Outdoor Voices Debuts a Content Website (and a Zine)

'The Recreationalist' platform includes city guides and profiles to inspire people to stay active

An excerpt of a profile on Isaac Nichols for Outdoor Voices' content platform The Recreationalist
The Recreationalist exists on its own website, Instagram and YouTube pages. Outdoor Voices
Headshot of Ann-Marie Alcántara

Outdoor Voices, a direct-to-consumer activewear company whose motto is “doing things,” now wants to make it easier for its customers to find those things to do.

The 5-year-old company is rolling out a content marketing platform today dubbed “The Recreationalist,” aiming to give customers a hub related to doing something, whether it’s in nature, working out or simply getting outside. The site—which is separate from the existing Outdoor Voices product website—will include city guides, two regular story franchises, and for the debut will also roll out a limited-run zine.

“As a brand, we’re trying to become a resource as a whole,” said Chris Ralston, director of digital brand experience at Outdoor Voices. “The launch of The Recreationalist gets us one step closer to becoming that.”

The franchises are a recurring profile feature called “Doing Things With” and “Take Ten,” a set of 10 questions with people that “inspire” the community.

The first “Doing Things With” profile is with Chip Wilson, the founder and former CEO of Lululemon. Other people profiled include artist and activist iO Tillett Wright, and Mashama Bailey, a chef who participated in Chef’s Table on Netflix. Some other pieces already planned for the site’s content calendar include city guides around Austin, Texas, and Mexico City, product recommendations, music playlists and more.

“We recognize that doing things means a lot of different things depending on the individual,” Ralston said. “This unlocks a way for us to shed light on the various ways people are staying active on a daily basis.”

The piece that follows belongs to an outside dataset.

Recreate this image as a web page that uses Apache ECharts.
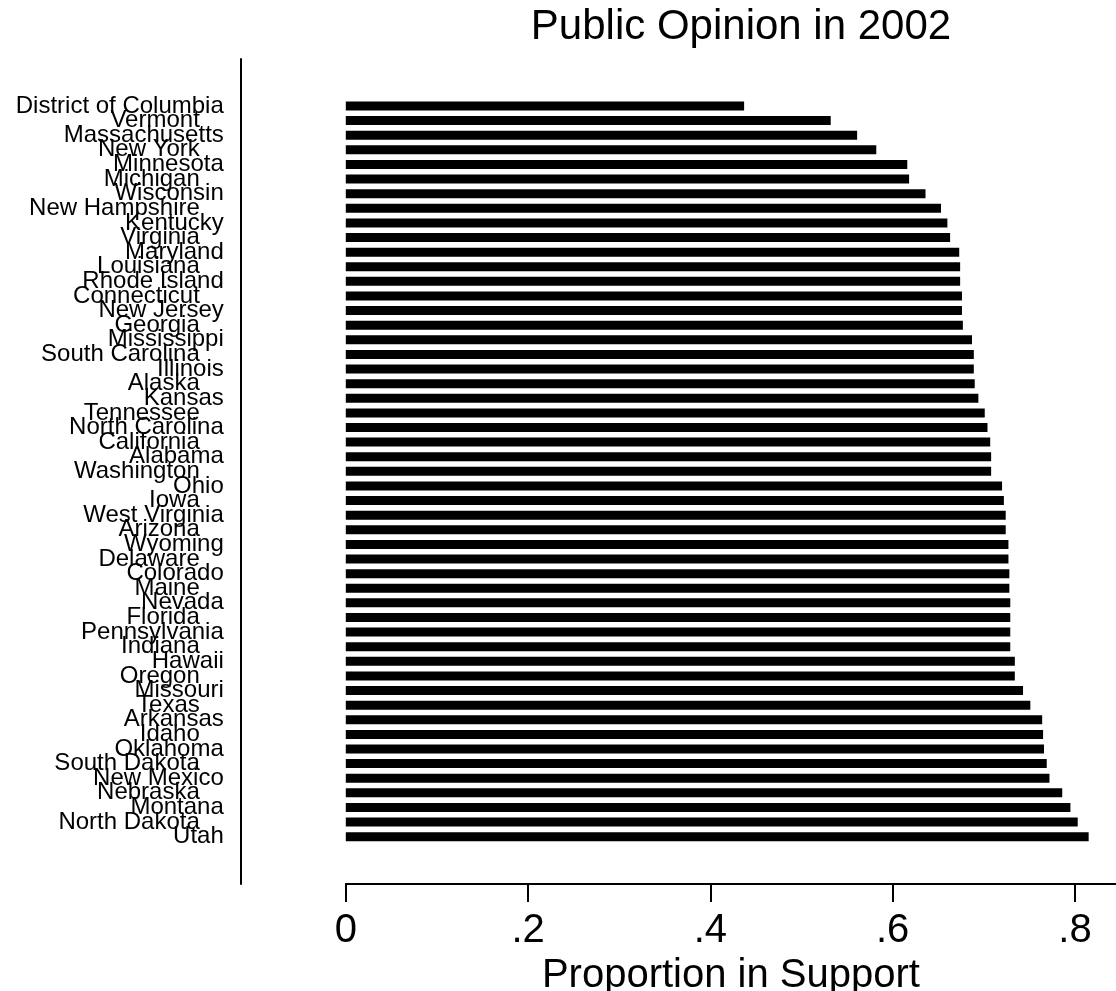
<!DOCTYPE html>
<html>
<head>
<meta charset="utf-8">
<script src="https://cdn.jsdelivr.net/npm/echarts@6/dist/echarts.min.js"></script>
<style>
html,body{margin:0;padding:0;background:#fff;}
#chart{width:1116px;height:991px;}
</style>
</head>
<body>
<div id="chart"></div>
<script>
const states = ["District of Columbia","Vermont","Massachusetts","New York","Minnesota","Michigan","Wisconsin","New Hampshire","Kentucky","Virginia","Maryland","Louisiana","Rhode Island","Connecticut","New Jersey","Georgia","Mississippi","South Carolina","Illinois","Alaska","Kansas","Tennessee","North Carolina","California","Alabama","Washington","Ohio","Iowa","West Virginia","Arizona","Wyoming","Delaware","Colorado","Maine","Nevada","Florida","Pennsylvania","Indiana","Hawaii","Oregon","Missouri","Texas","Arkansas","Idaho","Oklahoma","South Dakota","New Mexico","Nebraska","Montana","North Dakota","Utah"];
const support = [0.437,0.532,0.561,0.582,0.616,0.618,0.636,0.653,0.660,0.663,0.673,0.674,0.674,0.676,0.676,0.677,0.687,0.689,0.689,0.690,0.694,0.701,0.704,0.707,0.708,0.708,0.720,0.722,0.724,0.724,0.727,0.727,0.728,0.728,0.729,0.729,0.729,0.729,0.734,0.734,0.743,0.751,0.764,0.765,0.766,0.769,0.772,0.786,0.795,0.803,0.815];
const xTicks = [0, 0.2, 0.4, 0.6, 0.8];
const xTickLabels = ["0", ".2", ".4", ".6", ".8"];
const titleText = "Public Opinion in 2002";
const xTitle = "Proportion in Support";

const FONT = "'Liberation Sans', Arial, sans-serif";
const chart = echarts.init(document.getElementById('chart'), null, {renderer: 'canvas'});

const labelCommon = {fontFamily: FONT, fontSize: 24, color: '#000'};

chart.setOption({
  animation: false,
  backgroundColor: '#fff',
  graphic: [{
    type: 'text', x: 741, y: 27,
    style: {text: titleText, font: '42px ' + FONT, fill: '#000', textAlign: 'center', textVerticalAlign: 'middle'}
  }],
  grid: [
    {left: 345.8, right: 0, top: 98.7, bottom: 147, containLabel: false, outerBoundsMode: 'none'},
    {left: 241, width: 10, top: 59, bottom: 107, containLabel: false, outerBoundsMode: 'none'}
  ],
  xAxis: [
    {
      type: 'value', gridIndex: 0, min: 0, max: 0.845, offset: 40,
      name: xTitle, nameLocation: 'middle', nameGap: 68,
      nameTextStyle: {fontFamily: FONT, fontSize: 40, color: '#000'},
      axisLine: {show: true, lineStyle: {color: '#000', width: 2}},
      axisTick: {show: true, length: 18, lineStyle: {color: '#000', width: 2}, customValues: xTicks},
      axisLabel: {show: true, fontFamily: FONT, fontSize: 40, color: '#000', margin: 27,
        customValues: xTicks,
        formatter: function (v) { const i = xTicks.findIndex(t => Math.abs(t - v) < 1e-6); return i >= 0 ? xTickLabels[i] : ''; }},
      splitLine: {show: false}
    },
    {type: 'value', gridIndex: 1, min: 0, max: 1, show: false}
  ],
  yAxis: [
    {
      type: 'category', gridIndex: 0, data: states, inverse: true,
      axisLine: {show: false}, axisTick: {show: false}, splitLine: {show: false},
      axisLabel: Object.assign({margin: 122, interval: function (i) { return i % 2 === 0; }}, labelCommon)
    },
    {
      type: 'category', gridIndex: 0, data: states, inverse: true, position: 'left',
      axisLine: {show: false}, axisTick: {show: false}, splitLine: {show: false},
      axisLabel: Object.assign({margin: 146, interval: function (i) { return i % 2 === 1; }}, labelCommon)
    },
    {
      type: 'value', gridIndex: 1, min: 0, max: 1, position: 'left',
      axisLine: {show: true, lineStyle: {color: '#000', width: 2}},
      axisTick: {show: false}, axisLabel: {show: false}, splitLine: {show: false}
    }
  ],
  series: [{
    type: 'bar', xAxisIndex: 0, yAxisIndex: 0, data: support,
    barWidth: 9, itemStyle: {color: '#000'}
  }]
});
</script>
</body>
</html>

For now, the content team at Outdoor Voices is pretty small—less than 10 people. Ralston said that was done on purpose to keep the team from growing too fast and the site from losing focus. Ralston declined to share the types of KPIs Outdoor Voices will look at to measure the success of the platform, but said that the company is pushing marketing for it in terms of email, as well as an out-of-home campaign in New York and Los Angeles. The site also has its own Instagram and YouTube page.

Outdoor Voices plans on letting the community “dictate” what types of content is working for them and what’s not, said Ralston. One way of achieving that is the forums at the end of each post, essentially a comment section where people can discuss a piece and have a conversation with each other—instead of just the brand.

“This is an opportunity for us to establish that two-way conversation,” Ralston said. “One thing is our community to date has been so willing to have an open dialogue with us as a brand. We always thought internally there are always so many interesting things going on that our community is flagging to us, and now we have a place to put it.”